Irish-Canadian Catholic priest

Thomas Edward Walsh, C.S.C. (May 15, 1853 – July 17, 1893) was an Irish-Canadian Catholic priest who served as president of the University of Notre Dame from 1881 to 1893.

== Early life and education ==
Walsh was born one of nine in Lacolle, Quebec, son of Thomas Walsh and Winifred McDermott. He was educated at the College de Saint-Laurent, where he caught the attention of Fr Edward Sorin, who saw his potential. He finished his studies there in 1872 and entered the Novitiate. Sorin sent him to study at College de Ste. Croix in Neuilly, close to Paris, where he spent three years.

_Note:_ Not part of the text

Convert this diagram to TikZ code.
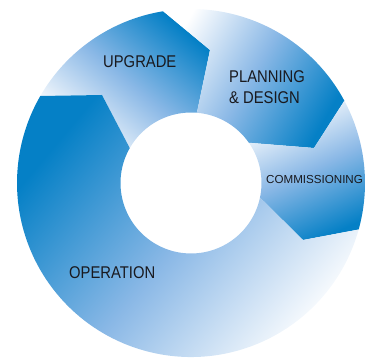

== Service at Notre Dame ==
He was recalled to Notre Dame in 1876 in order to improve enrollment. He was ordained a priest on August 29, 1877, by Bishop Joseph Dwenger of Fort Wayne and then assumed the role of dean of students. After the great fire of 1879, Walsh was in charge of rescheduling classes and professors in the newly reopened college, and his administrative ability led Sorin and William Corby to pick him as next president in 1881.

=== President ===
As president, Walsh interest was in bolstering Notre Dame's scholastic reputation and standards. At the time, many students came to Notre Dame for its business courses only, and did not graduate. He started a "Belles Lettres" programs and invited many notable lay intellectuals to campus, including Maurice Francis Egan, and started reconstructing the library which was lost in the fire.

Walsh reorganized the law school and in 1882 he built the Science Hall. He also built Sorin Hall which was the first freestanding residence hall on campus and one of the first in the country to have private rooms for students. Walsh was initially against this innovation, as he believed private rooms would lead to disciplinary issues, but this project was championed by Sorin and John Zahm. During his tenure, Notre Dame started its football program and started awarding the Laetare Medal.

He died of kidney disease at the age of 40.

== Legacy ==
Walsh Hall at the University of Notre Dame was dedicated in his honor.